Problem
Omit the pictures, please, and give each record below again exactly.

────────────────────

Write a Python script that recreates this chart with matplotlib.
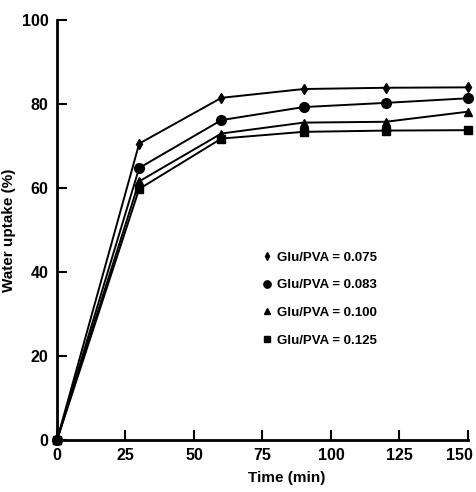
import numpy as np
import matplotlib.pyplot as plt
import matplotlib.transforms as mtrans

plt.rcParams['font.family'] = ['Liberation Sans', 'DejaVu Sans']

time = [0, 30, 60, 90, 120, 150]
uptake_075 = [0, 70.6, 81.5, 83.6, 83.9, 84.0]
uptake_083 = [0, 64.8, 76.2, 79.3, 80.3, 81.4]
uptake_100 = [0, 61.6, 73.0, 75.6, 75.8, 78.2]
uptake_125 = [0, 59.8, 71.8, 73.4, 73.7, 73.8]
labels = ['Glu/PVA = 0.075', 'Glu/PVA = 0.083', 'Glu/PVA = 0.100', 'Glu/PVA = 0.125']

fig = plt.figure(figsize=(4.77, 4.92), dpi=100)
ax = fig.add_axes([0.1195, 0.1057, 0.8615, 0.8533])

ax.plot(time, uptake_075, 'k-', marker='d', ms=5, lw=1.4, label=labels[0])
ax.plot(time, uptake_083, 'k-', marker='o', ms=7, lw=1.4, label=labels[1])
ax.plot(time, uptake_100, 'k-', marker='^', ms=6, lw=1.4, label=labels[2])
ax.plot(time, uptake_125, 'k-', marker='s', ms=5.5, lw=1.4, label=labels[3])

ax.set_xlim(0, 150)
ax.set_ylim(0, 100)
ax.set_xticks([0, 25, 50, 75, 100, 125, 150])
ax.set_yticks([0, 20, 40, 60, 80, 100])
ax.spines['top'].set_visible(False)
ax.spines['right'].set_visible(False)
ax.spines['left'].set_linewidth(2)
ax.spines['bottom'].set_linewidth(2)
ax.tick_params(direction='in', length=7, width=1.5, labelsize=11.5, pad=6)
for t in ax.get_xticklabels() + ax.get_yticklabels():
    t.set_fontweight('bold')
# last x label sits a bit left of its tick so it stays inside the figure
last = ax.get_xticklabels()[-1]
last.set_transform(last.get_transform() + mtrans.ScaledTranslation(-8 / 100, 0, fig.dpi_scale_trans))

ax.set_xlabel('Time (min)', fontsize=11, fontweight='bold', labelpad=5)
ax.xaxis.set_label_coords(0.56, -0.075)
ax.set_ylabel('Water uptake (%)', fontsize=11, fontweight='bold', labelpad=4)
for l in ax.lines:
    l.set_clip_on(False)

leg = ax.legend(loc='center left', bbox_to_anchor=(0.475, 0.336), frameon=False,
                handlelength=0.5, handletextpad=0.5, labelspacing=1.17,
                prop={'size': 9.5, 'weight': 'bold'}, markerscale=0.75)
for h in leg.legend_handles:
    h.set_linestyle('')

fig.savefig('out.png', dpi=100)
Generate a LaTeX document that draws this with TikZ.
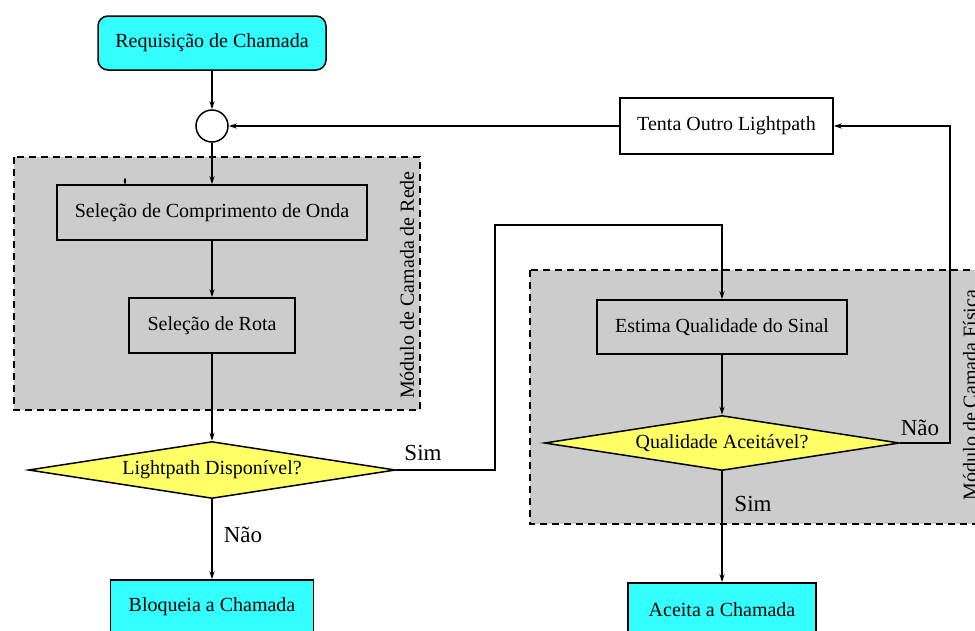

────────────────────

Result of the task
Write a Python script that recreates this chart with matplotlib.
import numpy as np
import matplotlib.pyplot as plt
import matplotlib.transforms as mtrans

plt.rcParams['font.family'] = ['Liberation Sans', 'DejaVu Sans']

time = [0, 30, 60, 90, 120, 150]
uptake_075 = [0, 70.6, 81.5, 83.6, 83.9, 84.0]
uptake_083 = [0, 64.8, 76.2, 79.3, 80.3, 81.4]
uptake_100 = [0, 61.6, 73.0, 75.6, 75.8, 78.2]
uptake_125 = [0, 59.8, 71.8, 73.4, 73.7, 73.8]
labels = ['Glu/PVA = 0.075', 'Glu/PVA = 0.083', 'Glu/PVA = 0.100', 'Glu/PVA = 0.125']

fig = plt.figure(figsize=(4.77, 4.92), dpi=100)
ax = fig.add_axes([0.1195, 0.1057, 0.8615, 0.8533])

ax.plot(time, uptake_075, 'k-', marker='d', ms=5, lw=1.4, label=labels[0])
ax.plot(time, uptake_083, 'k-', marker='o', ms=7, lw=1.4, label=labels[1])
ax.plot(time, uptake_100, 'k-', marker='^', ms=6, lw=1.4, label=labels[2])
ax.plot(time, uptake_125, 'k-', marker='s', ms=5.5, lw=1.4, label=labels[3])

ax.set_xlim(0, 150)
ax.set_ylim(0, 100)
ax.set_xticks([0, 25, 50, 75, 100, 125, 150])
ax.set_yticks([0, 20, 40, 60, 80, 100])
ax.spines['top'].set_visible(False)
ax.spines['right'].set_visible(False)
ax.spines['left'].set_linewidth(2)
ax.spines['bottom'].set_linewidth(2)
ax.tick_params(direction='in', length=7, width=1.5, labelsize=11.5, pad=6)
for t in ax.get_xticklabels() + ax.get_yticklabels():
    t.set_fontweight('bold')
# last x label sits a bit left of its tick so it stays inside the figure
last = ax.get_xticklabels()[-1]
last.set_transform(last.get_transform() + mtrans.ScaledTranslation(-8 / 100, 0, fig.dpi_scale_trans))

ax.set_xlabel('Time (min)', fontsize=11, fontweight='bold', labelpad=5)
ax.xaxis.set_label_coords(0.56, -0.075)
ax.set_ylabel('Water uptake (%)', fontsize=11, fontweight='bold', labelpad=4)
for l in ax.lines:
    l.set_clip_on(False)

leg = ax.legend(loc='center left', bbox_to_anchor=(0.475, 0.336), frameon=False,
                handlelength=0.5, handletextpad=0.5, labelspacing=1.17,
                prop={'size': 9.5, 'weight': 'bold'}, markerscale=0.75)
for h in leg.legend_handles:
    h.set_linestyle('')

fig.savefig('out.png', dpi=100)
Generate a LaTeX document that draws this with TikZ.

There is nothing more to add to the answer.